Они захватили для Гвилима солдатскую форму, но из-под килта торчал ужасный окровавленный обрубок, а лицо было слишком избито, чтобы обмануть даже самого невнимательного наблюдателя. Они никак не могли замаскировать его под солдата. Они спорили о том что же делать, когда Дайд услышал голос своего помощника, предупреждающий об опасности.
— Кто-то идет.
Дайд спрятался за дверь, сделав знак остальным, чтобы последовали его примеру. Гвилим устало сел на соломенном тюфяке, боль выгравировала на его лице глубокие складки, тянувшиеся от крючковатого носа ко рту. Он сардонически взглянул на свою отрубленную ногу, потом спрятал обрубок под тряпье, служившее ему одеялом.
Дверь камеры распахнулась, и внутрь вошел одетый в красное искатель, высокий и бледный как смерть мужчина с засаленными черными волосами, зачесанными назад с его бледного лба.
— Ага, ты очнулся, колдун, — сказал он. — Ну что, готов к новой встрече с Пытателем?
— А тебе-то зачем утруждаться? — грубо спросил Гвилим. — Ты же говорил мне, что я стану развлечением для толпы. Они явно предпочтут посмотреть, как человека сожгут целиком, а не по частям.
— Думаешь, им не все равно? Кроме того, они дважды подумают, как помогать мятежникам, видя, как великий колдун Гвилим Уродливый умоляет о пощаде..
— Ну уж нет, я не буду умолять, — ответил Гвилим в тот миг, когда рукоятка кинжала Дайда опустилась на затылок искателя. — А вот ты, думаю, будешь.
Он поднял руку и направил ее на обмякшую фигуру искателя, вытянув два пальца. Сосредоточенно нахмурившись, он пробормотал заклинание, и черты лица искателя начали расплываться, превращаясь в изрытую оспинами кожу и крючковатый нос Гвилима.
— Размозжите ему ноги, ребята. Пусть попробует, каково это, умирать в мучениях.
— Ты хочешь, чтобы его сожгли вместо тебя? — спросил Дайд, чувствуя, как к горлу подступает тошнота.
Гвилим кивнул, его грубые черты на миг искривились в жестокой улыбке.
— Мне это кажется справедливым, а тебе? Это он надевал на меня сапог.
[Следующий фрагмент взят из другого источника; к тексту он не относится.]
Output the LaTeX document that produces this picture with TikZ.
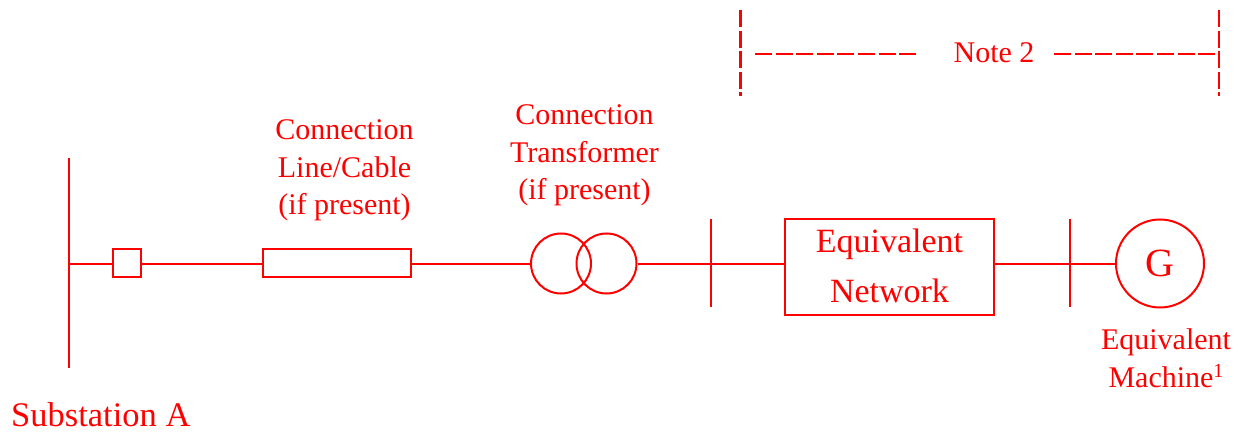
\documentclass[tikz,border=0pt]{standalone}
\usepackage{fontspec}
\setmainfont{Liberation Serif}
\definecolor{lred}{RGB}{255,0,0}
\tikzset{
  wire/.style={draw=lred,line width=2pt},
  box/.style={draw=lred,line width=2pt,inner sep=0pt,minimum width=#1},
  ring/.style={circle,draw=lred,line width=2pt,inner sep=0pt},
  dashline/.style={draw=lred,line width=2.4pt,dash pattern=on 17pt off 3.6pt},
  lab/.style={text=lred,inner sep=0pt,align=center,font=\fontsize{30}{37.5}\selectfont},
  biglab/.style={text=lred,inner sep=0pt,align=center,font=\fontsize{34}{49.5}\selectfont}
}
\begin{document}
\begin{tikzpicture}[x=1pt,y=-1pt]
\useasboundingbox (0,0) rectangle (1251,433);
% buses
\coordinate (a1) at (69,158); \coordinate (a2) at (69,368); \coordinate (am) at (69,263.5);
\coordinate (b1) at (711,219); \coordinate (b2) at (711,307); \coordinate (bm) at (711,263.5);
\coordinate (c1) at (1070,219); \coordinate (c2) at (1070,307); \coordinate (cm) at (1070,263.5);
\draw[wire] (a1) -- (a2);
\draw[wire] (b1) -- (b2);
\draw[wire] (c1) -- (c2);
% equipment
\node[box=28pt,minimum height=28pt] (brk) at (127,263) {};
\node[box=148pt,minimum height=28pt] (line) at (337,263) {};
\node[ring,minimum size=60pt] (t1) at (561,263.5) {};
\node[ring,minimum size=60pt] (t2) at (606.5,263.5) {};
\node[box=209pt,minimum height=96pt] (net) at (889.5,267) {};
\node[ring,minimum size=88pt,text=lred,font=\fontsize{40}{40}\selectfont] (gen) at (1160,263.5) {G};
% connectors
\draw[wire] (am) -- (brk.west|-am);
\draw[wire] (brk.east|-am) -- (line.west|-am);
\draw[wire] (line.east|-am) -- (t1.west);
\draw[wire] (t2.east) -- (bm);
\draw[wire] (bm) -- (net.west|-bm);
\draw[wire] (net.east|-cm) -- (cm);
\draw[wire] (cm) -- (gen.west);
% labels
\node[lab] (l1) at (344.5,170.5) {Connection\\Line/Cable\\(if present)};
\node[lab] (l2) at (584.5,155.5) {Connection\\Transformer\\(if present)};
\node[biglab] (l3) at (889.5,266) {Equivalent\\Network};
\node[lab] (l4) at (1166,358) {Equivalent\\Machine\raisebox{10pt}{\fontsize{20}{20}\selectfont 1}};
\node[text=lred,inner sep=0pt,font=\fontsize{34.5}{34.5}\selectfont,anchor=base west] (l5) at (11,426) {Substation A};
\node[lab] (note) at (994,53) {Note 2};
% note bracket
\coordinate (n1) at (740.5,10); \coordinate (n2) at (740.5,96);
\coordinate (n3) at (1219,10); \coordinate (n4) at (1219,96);
\coordinate (h1) at (755,54); \coordinate (h2) at (916,54);
\coordinate (h3) at (1054,54); \coordinate (h4) at (1217,54);
\draw[dashline] (n1) -- (n2);
\draw[dashline] (n3) -- (n4);
\draw[dashline] (h1) -- (h2);
\draw[dashline] (h3) -- (h4);
\end{tikzpicture}
\end{document}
Дайд кивнул. Его люди стащили с искателя одежду и кинули смятый ворох Гвилиму. Свирепо ухмыляясь, они принялись топтать правую ногу бесчувственного искателя тяжелыми сапогами, пока она не превратилась в отвратительное месиво из крови и костей. Боль привела его в чувство, но они снова ударили его по голове, и он опять впал в забытье. Они поспешно переодели его в изорванные и окровавленные лохмотья колдуна и принялись уничтожать все следы своего пребывания в камере. Это означало, что отрезанную ногу Гвилима нужно было завернуть во что-нибудь и унести — задача, при мысли о которой всех замутило.
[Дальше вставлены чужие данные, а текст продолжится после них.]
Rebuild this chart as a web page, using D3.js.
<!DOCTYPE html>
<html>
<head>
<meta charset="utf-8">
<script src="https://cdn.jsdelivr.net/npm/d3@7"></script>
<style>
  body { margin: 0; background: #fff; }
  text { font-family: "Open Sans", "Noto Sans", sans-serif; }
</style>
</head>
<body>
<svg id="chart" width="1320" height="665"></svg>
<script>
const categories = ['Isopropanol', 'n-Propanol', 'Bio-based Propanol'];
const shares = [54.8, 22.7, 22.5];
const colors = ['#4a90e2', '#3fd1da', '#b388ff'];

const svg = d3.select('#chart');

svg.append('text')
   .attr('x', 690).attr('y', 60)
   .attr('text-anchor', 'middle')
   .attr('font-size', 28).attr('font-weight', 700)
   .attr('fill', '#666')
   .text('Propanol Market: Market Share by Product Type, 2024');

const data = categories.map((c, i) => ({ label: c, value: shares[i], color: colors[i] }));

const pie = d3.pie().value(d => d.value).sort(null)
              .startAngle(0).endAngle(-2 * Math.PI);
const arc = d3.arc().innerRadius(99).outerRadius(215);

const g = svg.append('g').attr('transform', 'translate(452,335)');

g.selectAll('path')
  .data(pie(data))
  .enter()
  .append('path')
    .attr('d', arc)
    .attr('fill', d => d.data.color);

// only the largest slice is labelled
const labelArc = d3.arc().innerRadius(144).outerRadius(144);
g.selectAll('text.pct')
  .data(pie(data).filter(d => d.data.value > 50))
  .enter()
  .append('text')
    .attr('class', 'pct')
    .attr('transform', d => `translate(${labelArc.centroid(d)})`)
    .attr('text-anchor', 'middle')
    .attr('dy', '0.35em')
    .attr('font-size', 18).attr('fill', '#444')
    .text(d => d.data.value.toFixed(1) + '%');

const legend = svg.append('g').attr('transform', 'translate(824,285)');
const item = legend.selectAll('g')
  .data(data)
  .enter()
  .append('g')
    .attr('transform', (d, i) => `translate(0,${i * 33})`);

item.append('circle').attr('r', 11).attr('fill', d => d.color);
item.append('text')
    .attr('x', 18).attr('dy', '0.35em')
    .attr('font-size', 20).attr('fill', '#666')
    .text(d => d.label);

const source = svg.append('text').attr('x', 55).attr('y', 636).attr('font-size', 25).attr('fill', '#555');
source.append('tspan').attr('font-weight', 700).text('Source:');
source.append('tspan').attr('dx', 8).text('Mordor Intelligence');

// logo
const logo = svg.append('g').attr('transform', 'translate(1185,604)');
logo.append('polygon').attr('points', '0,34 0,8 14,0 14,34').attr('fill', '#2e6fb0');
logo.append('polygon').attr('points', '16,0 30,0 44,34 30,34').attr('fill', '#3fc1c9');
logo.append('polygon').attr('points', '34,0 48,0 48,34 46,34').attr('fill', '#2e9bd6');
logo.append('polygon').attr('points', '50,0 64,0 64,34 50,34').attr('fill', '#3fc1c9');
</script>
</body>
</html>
Они закрыли искателя в камере и протащили Гвилима по лестнице в караулку, где напряженно ждали остальные повстанцы.
— Как мы донесем его до подвала? — озабоченно спросил один из них.
Дайд нахмурился и сказал:
— Мы не можем тащить его через площадь в таком виде, — сказал он. — Придется прибегнуть к маленькому трюку. Мы можем сказать, что искателя поразил тот же недуг, что и стражей. Если бы это было действительно так, что бы мы стали делать? Вынесли бы его отсюда на носилках! Гвилим! Это заклятие, которое ты наложил на искателя, чтобы он выглядел точно так же, как ты... Можешь сделать то же самое с собой?
— То есть, чтобы я стал похож на него? — устало спросил колдун. — Ну разумеется. Не просто же так я прожил многие годы с самой королевой иллюзий. Я могу стать похожим на кого угодно. Это называется заклинанием красотки. Иллюзия длится не слишком долго, но для наших целей хватит.
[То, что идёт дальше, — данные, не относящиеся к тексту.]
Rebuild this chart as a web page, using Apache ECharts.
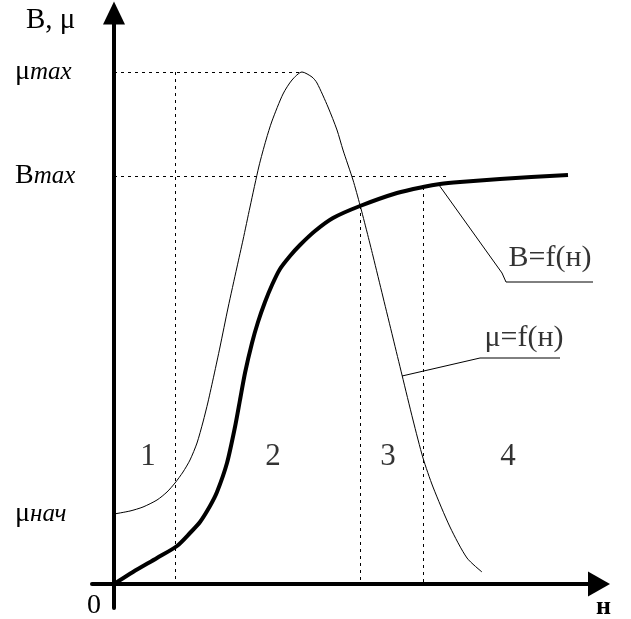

— Тогда накладывай заклятие, а мы найдем тебе носилки. Мы вынесем тебя у них перед носом!
Очень усталая, Изабо вернулась на кухню, налила себе овощного супа и взяла хлеба, усевшись на дальнем конце длинного стола. Повсюду сновали слуги, и в кухне стоял гул от разговоров. Изабо не обращала на них внимания, жадно глотая суп и думая о том, что узнала в этот вечер. То, что Риордан Кривоногий оказался колдуном, стало для нее почти таким же потрясением, как и осознание того, что она принесла третью часть Ключа к самому порогу Банри. В кухню, взволнованно щебеча, впорхнула стайка служанок. Видя, что Изабо погрузилась в размышления, они окружили ее, затараторив наперебой.